FIG. 6 is a cross-sectional view of a bulb 10 that utilizes a switch to control the number of filaments powered in an incandescent bulb 10. As shown in FIG. 6, the light bulb 10 includes a screw-in base 20, a plastic shell 30, and a slider or switch 40. The screw-in base 20 includes a series of screw threads 22 and a base pin 24. The screw-in base 20 is configured to fit within and make electrical contact with a standard electrical socket. The electrical socket is preferably dimensioned to receive an incandescent or other standard light bulb as known in the art. However, it can be appreciated that the screw-in base 20 can be modified to fit within any electrical socket which is configured to receive a light bulb, such as a bayonet style base. The screw-in base 20 makes electrical contact with the AC power in a socket through its screw threads 22 and its base pin 24.
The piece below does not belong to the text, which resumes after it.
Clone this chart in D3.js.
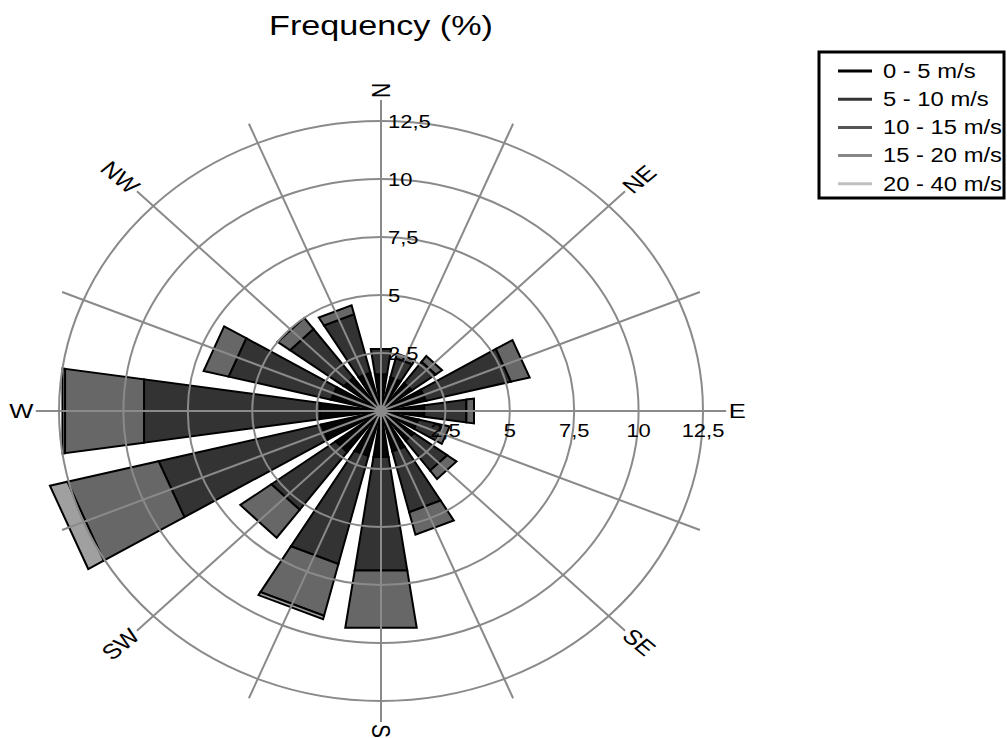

In accordance with an embodiment, the switch 40 is embedded within the neck 32 of the shell 30, although it may also be in some other portion of the shell. Alternatively, in accordance with another embodiment, the switch 40 can be recessed within the neck 32 or raised above the neck 32, and preferably forms a seamless whole with said neck 32. In accordance with an embodiment, the switch 40 has a control 44, with the control 44 having two states. In the first of the two states, AC power is applied to a first filament 160. In the second of the two states, AC power is applied to a second filament 162. Thus, the control 44 sets or determines which of the two filaments 160 or 162 are energized, and the brightness of the incandescent bulb 10. In accordance with a further embodiment, it can be appreciated that arrangements with more than two settings can also be implemented using one or more controls 44. In accordance with an exemplary embodiment, the switch 40 is electrically isolated from other circuitry in said bulb. In accordance with an exemplary embodiment, the switch 40 preferably has three settings, (i.e., a 3-way bulb), with settings corresponding to the power being applied to the first filament 160 (first setting), the second filament 162 (second setting), and both the first and the second filaments together (third setting).
It will be apparent to those skilled in the art that various modifications and variation can be made to the structure of the present invention without departing from the scope or spirit of the invention. In view of the foregoing, it is intended that the present invention cover modifications and variations of this invention provided they fall within the scope of the following claims and their equivalents.